Fuelling this debate, there are a number of myths surrounding the most direct form of communication available to marketers today, which need to be dispelled. 

Myth 1: Email lacks Innovation 

For me, it’s hard to pinpoint where this belief has come from. Google for instance, over the past few years especially, has shown an immense commitment to improving the experience it provides to Gmail users, from the introduction of segmented inboxes to the recently announced Smart Reply function. 

Whilst these tools not only empower the email recipient to have far greater control over how they consume the content in their inbox, it has also forced many brands to up their game in terms of the email marketing and promotional materials they send to their customers and subscribers. 

As a result, the level of sophistication being shown by the UK’s biggest brands, from responsive design and eyetracking to trigger emails and real-time updates, is increasing. These innovative techniques are crucial to equipping brands with a better understanding of consumers and how they interact with brands.

Email is therefore not only adapting to customer demands and the platforms through which it is consumed, it is firmly rooted at the heart of the marketing ecosystem. This makes it a fundamental component for any business looking to establish an effective customer-centric strategy. 

Myth 2: Isn’t social media more powerful?

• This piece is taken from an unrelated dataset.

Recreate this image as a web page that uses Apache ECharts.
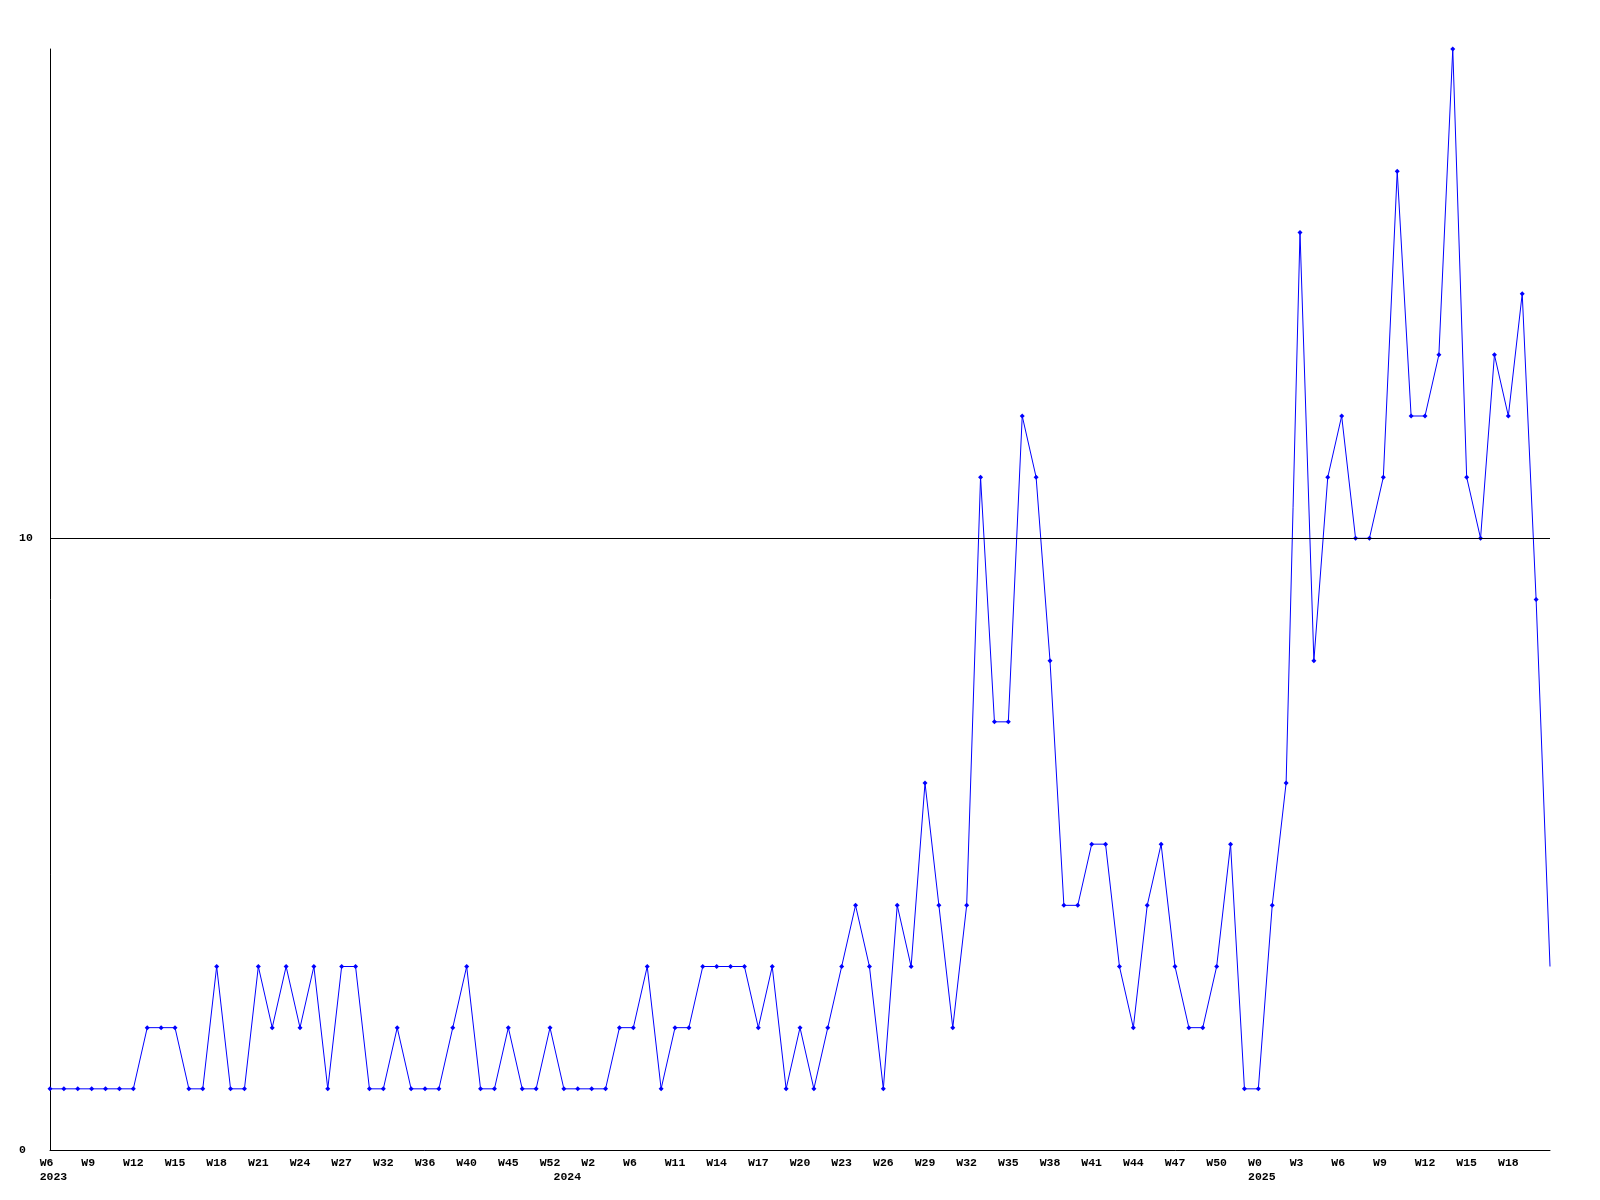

Since social media transformed from the Hungry Caterpillar it was in the mid noughties into one of the most influential brand engagement tools in any marketers’ armoury, the merits of both email and social media have been evaluated. 

Whilst social media has opened up new, direct channels for brands to interact with customers, these are very much seen as broadcasters and amplifiers of content, which when added to email content can enrich the experience for the individual. Let’s not forget customers are not channel-loyal; they interact with brands through the channel that is most relevant to their current situation. 

No single channel has the power to solely shape the experience of an individual unless they are combined within a cohesive environment. Social media is therefore certainly not the driving force of customer engagement many would believe. In fact, according to the DMA, social media is the least trusted form of communication by consumers. 

Myth 3: Content in emails is bland and irrelevant 

With competition for attention now higher than ever, brands have to work harder to not only capture attention, but also sustain it. When you consider that email open rates in the UK reached their highest volumes yet in Q3 of this year, according to figures released last month, the belief that email content is bland and irrelevant is easily dispelled.  

With over two-thirds of emails now reportedly read on smartphones or tablets, the content of emails has naturally become more dynamic. That, in part has largely been driven by the fact that we are now in an age where customers expect not only personalised messages but highly individualised to respond to their actual needs. 

In the past, email activity from brands was largely restricted to the weekly newsletter and based on details inputted into a preference centre on their respective websites. Whilst these still have a place within a brands wider marketing output, marketers are now increasingly looking to respond to their customers’ behaviours in real-time. Prices and offers within the email can now be updated and modified based on current availability and change depending on when you open them. This means that the user experience is seamless and ensures customers are not disappointed.   

Myth 4: Isn’t all email just automated? 

There are without question a vast number of automated emails sent every day, from newsletters to password reset requests. In these cases they are directly fulfilling a purpose and fulfilling an instant need or request.

When it comes to emails outside this, it is a very different picture. The ability for brands to now send emails to customers instantly in response to specific behaviour signals is a very different form of communication, which could be misjudged as being automated.

For instance, if you are browsing for a new bike online, add it to your basket and then abandon your purchase, there is a good chance that retailer will email you. The likelihood is that the email they send will include three similar alternatives specific to what you searched for, and that you might not have considered. This is an example of an ‘automated’ trigger email which is adding real value. The same can be said for emails that send you offers. As customers provide retailers with more information, their ability to respond and use that to be heavily targeted in response. That’s not automation of old, it’s highly precise targeting with substance.